Sorry, this is way back from page 2, Kahuna's response to something I wrote.

My response would be that I don't need a spell that removes a target's sacred bonuses to AC, or something like that, because it's a level of granularity I can live without. I'd be perfectly happy to accept "The target takes a -4 penalty to AC" and simply move on. If you don't start with that level of granularity (e.g., many varied bonuses stacking to create an AC) you don't need that granularity in the end either (having spells that target specific bonuses).

However, I don't think it's going to be that simple. If a monster/NPC gets some of its AC from items, I would expect that to be listed in the monster statblock, preferrably written out. Something like this:

Armor: The goober has +8 bonus to his AC from armor. Half of this bonus is magical.

Or something like that. I don't want it mucking up the actual statblock, but if it's relevant it should be a clear part of the monster entry and, if I feel the need, I can accept or ignore that level of complexity. Which, admittedly, is not all that complex. However, some people are going to find that information important, and if part of 4e's goals include clarity of the rules design, than this information should be available.
 

MichaelSomething said:
Everyone is level 17th. Tell me how long you take to plan it all out.

Well, there's my beef. D&D is broken at high level. Cut it off at 12th and save yourself the trouble. That's what i want 4e to fix, a smoother curve before the game gets ridiculously overcomplicated.
 


My chief bugbear about DMing 3.x is the encounter building. With experience I've been able to manage it better, but the whole idea of 1 monster vs. 4 PCs was always a misplaced notion; much more fun to have multiple critters & when designing adventures I try to do this as much as possible anyhow, but 4th ed. looks to help with this, which is nice.

But, overall, I like DMing. :)
 





My main problem with DMing D&D 3.X was the power-creep that occurred with each new book.

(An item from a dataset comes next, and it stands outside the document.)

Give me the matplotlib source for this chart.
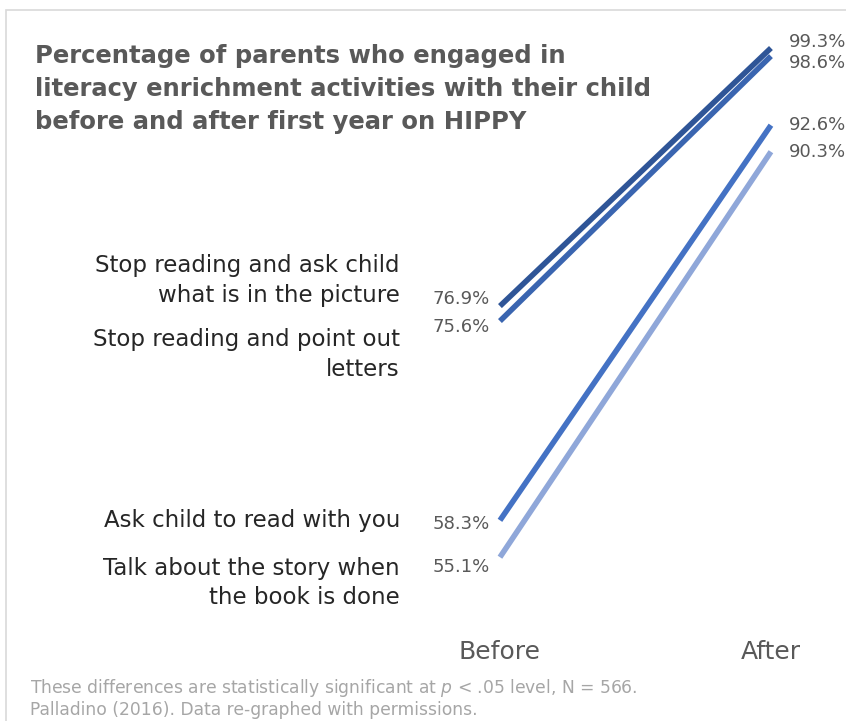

We're casual gamers. We attempt to game every other weekend, but that doesn't always happen because 75% of us have families and all of us have other things that crop up from time to time. Up until last year, I was going to school part time while working full time, so I usually adapted pre-written adventures to fit my own metaplot. Usually adaptation meant changing places and names, but leaving the encounters as-is.

All of us are friends and we game for fun, so I usually would let them try out options and new classes from the newest WotC book that came out (because for a LONG time, I was the only person in the group that understood that third-party stuff was for D&D, too). The problem is (and I ran into this A LOT with World's Largest Dungeon), most adventures don't take into account the latest and greatest feats, spells, and racial & class abilities, so the PCs got more and more powerful for their level and the monsters didn't because we didn't know they'd be so underpowered until after the fact.

When you game as infrequently as we do, you don't want to make a blanket statement like "OK, ONLY PHB classes and races for this whole campaign. Period." If I'd done that with the last two campaigns I ran, that would mean using only the PHB for about 80% of the time between the publication of 3.5 and the announcement of 4E.

You could that with the fact that even though I owned most of the books the players wanted to use, I simply did not have the time nor the capacity to memorize and analyze (and still don't) every new option and spell (especially the spells, there are just too many for me to be intimately familiar with all of them). So, then I get blindsided when the PCs encounter a couple of vrock that should provide them with a challenge and the PCs wipe the floor with these demons inside of three rounds. It was frustrating as a DM.

So frustrating, in fact, I got burned out and hung up the DM's hat.

But I did get over my psychosis about limited the player resources though, and I'm ready to DM again and limit the number of books beyond the core they can access without my express permission (in fact, I would really like my next campaign to be Arcana Evolved only). So it was frustrating, but also educational.